MRs are then released to an assembly process and are attached at random to suitable substrates such as a printed circuit board (PCB) . After assembly is complete, all MR identities on the PCB are read. A list of identity numbers is created, cross-referencing numerous values of N with the position of MRs on the PCB. This cross-referenced list is used to access the FDF to create a sub-set of the FDF for all MRs on a particular PCB. The anti-coincidence computer program is then executed using the FDF subset as its input data. The program generates the appropriate output data in a form similar to that shown in Figure 6. This output data is used to program DCSM, DRSM and to pack the skew value table into these maps.

Figure 9 shows the process for in-situ testing of MRs.

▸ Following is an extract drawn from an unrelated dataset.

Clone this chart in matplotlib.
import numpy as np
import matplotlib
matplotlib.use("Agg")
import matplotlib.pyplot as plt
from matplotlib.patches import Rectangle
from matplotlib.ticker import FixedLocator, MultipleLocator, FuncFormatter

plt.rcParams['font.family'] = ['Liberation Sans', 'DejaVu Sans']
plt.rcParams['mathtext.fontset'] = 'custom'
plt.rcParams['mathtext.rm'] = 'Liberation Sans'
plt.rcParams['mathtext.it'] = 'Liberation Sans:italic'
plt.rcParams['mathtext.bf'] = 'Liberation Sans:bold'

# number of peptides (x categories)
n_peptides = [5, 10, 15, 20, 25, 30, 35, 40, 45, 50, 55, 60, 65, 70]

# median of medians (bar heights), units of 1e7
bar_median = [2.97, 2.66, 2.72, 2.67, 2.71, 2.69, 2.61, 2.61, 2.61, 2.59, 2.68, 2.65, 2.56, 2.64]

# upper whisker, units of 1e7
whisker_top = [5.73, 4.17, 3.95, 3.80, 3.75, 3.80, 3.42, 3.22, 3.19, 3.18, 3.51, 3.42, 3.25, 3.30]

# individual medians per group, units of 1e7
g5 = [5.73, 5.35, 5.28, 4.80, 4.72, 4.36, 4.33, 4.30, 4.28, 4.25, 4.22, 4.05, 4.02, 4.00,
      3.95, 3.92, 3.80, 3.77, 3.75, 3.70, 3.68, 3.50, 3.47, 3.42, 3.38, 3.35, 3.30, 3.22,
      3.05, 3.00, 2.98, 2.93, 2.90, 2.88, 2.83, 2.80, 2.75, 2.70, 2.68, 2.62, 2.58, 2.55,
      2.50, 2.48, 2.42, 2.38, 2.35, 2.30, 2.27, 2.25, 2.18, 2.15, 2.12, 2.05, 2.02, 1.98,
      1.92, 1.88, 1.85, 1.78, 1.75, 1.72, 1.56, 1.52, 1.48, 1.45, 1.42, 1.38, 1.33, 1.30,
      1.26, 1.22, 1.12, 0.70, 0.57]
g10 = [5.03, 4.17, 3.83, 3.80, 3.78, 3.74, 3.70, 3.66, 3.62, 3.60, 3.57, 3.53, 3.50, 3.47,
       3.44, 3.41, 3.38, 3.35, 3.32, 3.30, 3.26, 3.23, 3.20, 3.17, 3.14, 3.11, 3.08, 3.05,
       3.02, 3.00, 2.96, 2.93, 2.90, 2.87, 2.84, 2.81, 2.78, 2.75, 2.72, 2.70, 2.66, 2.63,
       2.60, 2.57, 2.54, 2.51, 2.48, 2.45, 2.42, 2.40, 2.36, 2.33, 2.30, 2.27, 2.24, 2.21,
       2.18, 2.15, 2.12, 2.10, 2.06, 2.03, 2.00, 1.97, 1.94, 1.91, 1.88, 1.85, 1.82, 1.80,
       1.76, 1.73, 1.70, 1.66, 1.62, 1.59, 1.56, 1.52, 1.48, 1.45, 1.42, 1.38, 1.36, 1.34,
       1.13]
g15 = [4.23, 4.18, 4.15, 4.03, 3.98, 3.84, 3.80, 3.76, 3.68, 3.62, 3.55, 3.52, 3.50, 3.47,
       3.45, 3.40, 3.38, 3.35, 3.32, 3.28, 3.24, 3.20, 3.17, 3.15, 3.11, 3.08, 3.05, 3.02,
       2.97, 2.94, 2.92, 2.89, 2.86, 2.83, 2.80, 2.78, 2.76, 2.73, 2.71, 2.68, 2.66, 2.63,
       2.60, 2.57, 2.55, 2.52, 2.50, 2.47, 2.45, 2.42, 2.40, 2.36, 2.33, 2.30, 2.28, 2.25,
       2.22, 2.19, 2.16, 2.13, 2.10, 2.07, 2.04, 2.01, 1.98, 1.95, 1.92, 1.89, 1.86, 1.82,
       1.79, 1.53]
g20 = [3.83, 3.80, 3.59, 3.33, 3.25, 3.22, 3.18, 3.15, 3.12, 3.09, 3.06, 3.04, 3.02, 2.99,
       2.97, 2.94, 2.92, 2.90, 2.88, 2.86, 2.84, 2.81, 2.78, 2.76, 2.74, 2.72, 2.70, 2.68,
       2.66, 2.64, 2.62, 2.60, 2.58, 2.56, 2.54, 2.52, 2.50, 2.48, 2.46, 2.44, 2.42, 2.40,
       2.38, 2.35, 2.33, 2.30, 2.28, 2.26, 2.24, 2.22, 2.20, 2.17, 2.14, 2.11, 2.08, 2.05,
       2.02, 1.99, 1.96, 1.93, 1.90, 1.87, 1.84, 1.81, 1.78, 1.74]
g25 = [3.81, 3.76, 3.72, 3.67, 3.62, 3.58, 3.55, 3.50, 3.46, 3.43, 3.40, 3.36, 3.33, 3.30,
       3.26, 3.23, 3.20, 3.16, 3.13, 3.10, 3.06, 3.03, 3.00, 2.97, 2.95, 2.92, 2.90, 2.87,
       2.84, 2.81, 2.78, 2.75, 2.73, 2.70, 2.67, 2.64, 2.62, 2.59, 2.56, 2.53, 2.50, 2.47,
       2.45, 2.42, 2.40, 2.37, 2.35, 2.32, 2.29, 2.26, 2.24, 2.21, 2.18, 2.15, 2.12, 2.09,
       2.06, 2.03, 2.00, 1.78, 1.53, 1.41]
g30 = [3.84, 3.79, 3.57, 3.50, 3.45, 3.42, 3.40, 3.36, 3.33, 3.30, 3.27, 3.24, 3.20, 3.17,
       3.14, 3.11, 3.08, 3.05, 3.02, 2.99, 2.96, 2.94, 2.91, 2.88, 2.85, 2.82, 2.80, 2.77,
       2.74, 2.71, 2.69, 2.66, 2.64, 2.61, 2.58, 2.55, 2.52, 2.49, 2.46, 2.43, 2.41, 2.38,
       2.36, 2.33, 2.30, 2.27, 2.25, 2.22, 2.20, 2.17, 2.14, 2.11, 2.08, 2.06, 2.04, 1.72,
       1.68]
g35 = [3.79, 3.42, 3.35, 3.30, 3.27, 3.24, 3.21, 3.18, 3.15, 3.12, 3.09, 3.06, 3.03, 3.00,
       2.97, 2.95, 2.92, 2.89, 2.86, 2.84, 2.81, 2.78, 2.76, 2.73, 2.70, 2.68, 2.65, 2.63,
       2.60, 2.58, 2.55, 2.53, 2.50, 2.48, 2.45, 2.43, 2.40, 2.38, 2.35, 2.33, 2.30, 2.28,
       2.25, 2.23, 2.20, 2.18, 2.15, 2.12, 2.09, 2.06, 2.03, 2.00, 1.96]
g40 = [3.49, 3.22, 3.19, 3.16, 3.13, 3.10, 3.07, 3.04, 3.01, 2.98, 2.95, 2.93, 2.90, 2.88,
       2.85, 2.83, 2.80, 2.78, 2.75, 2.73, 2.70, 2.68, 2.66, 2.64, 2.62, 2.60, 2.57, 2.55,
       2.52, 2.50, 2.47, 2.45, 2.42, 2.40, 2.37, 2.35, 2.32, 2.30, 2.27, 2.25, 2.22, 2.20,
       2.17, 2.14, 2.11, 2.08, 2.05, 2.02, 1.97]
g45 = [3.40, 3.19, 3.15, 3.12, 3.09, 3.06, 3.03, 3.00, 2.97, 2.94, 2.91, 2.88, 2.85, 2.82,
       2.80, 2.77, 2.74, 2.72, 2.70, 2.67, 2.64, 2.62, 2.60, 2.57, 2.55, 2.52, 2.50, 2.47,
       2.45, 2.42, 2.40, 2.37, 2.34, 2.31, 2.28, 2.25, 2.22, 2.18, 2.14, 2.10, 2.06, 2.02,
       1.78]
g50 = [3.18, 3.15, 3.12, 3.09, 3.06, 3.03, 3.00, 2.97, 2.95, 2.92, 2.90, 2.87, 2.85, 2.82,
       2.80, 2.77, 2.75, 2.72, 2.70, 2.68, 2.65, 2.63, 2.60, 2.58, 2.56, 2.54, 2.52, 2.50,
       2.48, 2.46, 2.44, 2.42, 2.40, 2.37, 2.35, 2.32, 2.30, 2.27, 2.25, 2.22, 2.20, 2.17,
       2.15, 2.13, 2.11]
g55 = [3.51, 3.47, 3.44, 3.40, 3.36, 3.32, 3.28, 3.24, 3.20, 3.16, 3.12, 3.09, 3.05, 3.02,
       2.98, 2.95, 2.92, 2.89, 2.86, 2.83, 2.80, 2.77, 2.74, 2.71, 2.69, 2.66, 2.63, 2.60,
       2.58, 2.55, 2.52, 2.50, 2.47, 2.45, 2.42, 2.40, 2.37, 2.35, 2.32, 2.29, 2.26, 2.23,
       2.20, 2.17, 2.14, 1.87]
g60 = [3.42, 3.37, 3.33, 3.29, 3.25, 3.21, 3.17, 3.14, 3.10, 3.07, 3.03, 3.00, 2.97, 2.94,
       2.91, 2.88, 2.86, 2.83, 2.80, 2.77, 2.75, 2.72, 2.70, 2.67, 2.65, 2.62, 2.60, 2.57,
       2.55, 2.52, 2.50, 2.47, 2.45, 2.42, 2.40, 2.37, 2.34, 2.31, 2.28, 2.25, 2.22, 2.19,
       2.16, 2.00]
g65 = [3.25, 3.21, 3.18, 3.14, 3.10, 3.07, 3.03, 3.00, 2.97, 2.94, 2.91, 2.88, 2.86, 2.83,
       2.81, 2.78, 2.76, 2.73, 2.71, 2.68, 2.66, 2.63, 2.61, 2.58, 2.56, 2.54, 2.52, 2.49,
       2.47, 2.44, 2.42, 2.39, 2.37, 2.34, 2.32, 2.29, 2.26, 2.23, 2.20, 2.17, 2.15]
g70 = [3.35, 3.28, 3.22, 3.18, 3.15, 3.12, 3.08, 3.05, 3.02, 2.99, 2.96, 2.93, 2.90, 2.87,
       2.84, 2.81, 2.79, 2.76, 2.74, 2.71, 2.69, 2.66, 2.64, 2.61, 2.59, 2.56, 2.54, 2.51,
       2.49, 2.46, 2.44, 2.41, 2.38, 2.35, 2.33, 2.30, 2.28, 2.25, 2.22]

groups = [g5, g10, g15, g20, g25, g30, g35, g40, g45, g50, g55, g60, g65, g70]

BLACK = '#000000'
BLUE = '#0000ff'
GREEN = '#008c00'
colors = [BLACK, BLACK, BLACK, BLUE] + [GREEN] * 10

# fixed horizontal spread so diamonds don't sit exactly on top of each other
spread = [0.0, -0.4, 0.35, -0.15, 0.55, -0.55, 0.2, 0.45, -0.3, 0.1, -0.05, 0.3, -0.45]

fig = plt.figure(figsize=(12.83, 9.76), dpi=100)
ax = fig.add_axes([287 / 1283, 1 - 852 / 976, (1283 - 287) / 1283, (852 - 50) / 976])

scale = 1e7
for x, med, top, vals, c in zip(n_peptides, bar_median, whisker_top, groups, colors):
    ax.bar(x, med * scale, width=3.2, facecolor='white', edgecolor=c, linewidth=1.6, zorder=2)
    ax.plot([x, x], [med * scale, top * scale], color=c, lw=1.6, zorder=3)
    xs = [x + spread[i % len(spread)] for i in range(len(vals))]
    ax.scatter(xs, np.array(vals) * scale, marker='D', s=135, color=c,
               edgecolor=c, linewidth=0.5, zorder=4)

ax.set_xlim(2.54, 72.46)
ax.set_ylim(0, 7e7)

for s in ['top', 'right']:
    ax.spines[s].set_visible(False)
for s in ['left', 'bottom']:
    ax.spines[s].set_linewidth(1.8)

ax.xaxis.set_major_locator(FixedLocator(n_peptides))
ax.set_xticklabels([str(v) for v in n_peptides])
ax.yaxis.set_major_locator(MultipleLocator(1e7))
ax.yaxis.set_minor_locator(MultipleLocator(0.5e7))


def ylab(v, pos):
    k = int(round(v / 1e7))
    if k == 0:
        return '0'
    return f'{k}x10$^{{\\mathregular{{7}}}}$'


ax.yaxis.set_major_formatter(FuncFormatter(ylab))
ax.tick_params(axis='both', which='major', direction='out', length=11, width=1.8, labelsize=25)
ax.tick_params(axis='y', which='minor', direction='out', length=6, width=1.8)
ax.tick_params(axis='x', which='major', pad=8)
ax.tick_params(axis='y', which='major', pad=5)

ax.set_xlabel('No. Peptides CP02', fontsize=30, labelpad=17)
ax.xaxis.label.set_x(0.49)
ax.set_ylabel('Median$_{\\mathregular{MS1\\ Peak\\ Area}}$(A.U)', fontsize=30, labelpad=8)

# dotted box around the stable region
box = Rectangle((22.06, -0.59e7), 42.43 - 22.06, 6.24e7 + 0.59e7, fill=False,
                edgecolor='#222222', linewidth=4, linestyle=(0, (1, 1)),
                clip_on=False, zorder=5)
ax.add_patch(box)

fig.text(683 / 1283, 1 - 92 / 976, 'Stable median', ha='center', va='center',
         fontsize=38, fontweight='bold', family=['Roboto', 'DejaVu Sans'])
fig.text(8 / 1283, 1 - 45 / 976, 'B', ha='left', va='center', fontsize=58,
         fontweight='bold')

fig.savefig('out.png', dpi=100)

This is similar to the process shown in Figure 8 except DCSM and/or DRSM are reprogrammed with appropriate data as a consequence of an operational failure of a chip MR. The input data for the anti-coincidence program is read back from the DSCM and/or DRSM before they are erased prior to programming. This data is appended with data describing the operational failure and then input to the anti-coincidence program. As in Figure 8 the output of the program is used to program DCSM and DRSM.

Claims

(1) A fault tolerant random access data storage system which comprises a plurality of main elements, each element comprising an array of memory locations, a first spare element and a second spare element, each spare element comprising an array of memory locations, means for addressing the elements with the logical addresses of the rows within the arrays being skewed relative to their physical addresses but in a different manner for the different elements, and with the logical addresses of the columns within the arrays being skewed relative to their physical addresses but in a different manner for the different elements, and means for recording faulty memory locations so that if a selected row in a selected main element includes a fault, then a replacement row in the first spare element is selected instead, and if a selected column in a selected main element includes a fault, then a replacement column in the second spare element is selected instead.

(2) A fault tolerant random access data storage system as claimed in claim 1, arranged so that if a selected replacement row in the first spare element includes a column fault, then a replacement column in the second spare element is selected instead.

(3) A fault tolerant random access data storage system as claimed in claim 1 or 2, arranged so that if a selected replacement column in the second spare element includes a row fault, then a replacement row in the first spare element is selected instead.

(4) A fault tolerant random access data storage system as claimed in any preceding claim, comprising a first look-up table recording faulty column locations, and a second look-up table recording faulty row locations.

(5) A method of forming a fault tolerant random access data storage system as claimed in claim 1, comprising testing a plurality of memory elements to determine and record the locations of any faults in the respective elements, processing the fault location data together with data representing the positions of the memory elements in an array, to generate addressing skew value data, and programming the skew values into look-up tables of the data storage system.

(6) A method as claimed in claim 5, in which the memory elements are tested before assembly into an array.

(7) A method as claimed in claim 5, in which the memory elements are tested or retested after assembly into an array.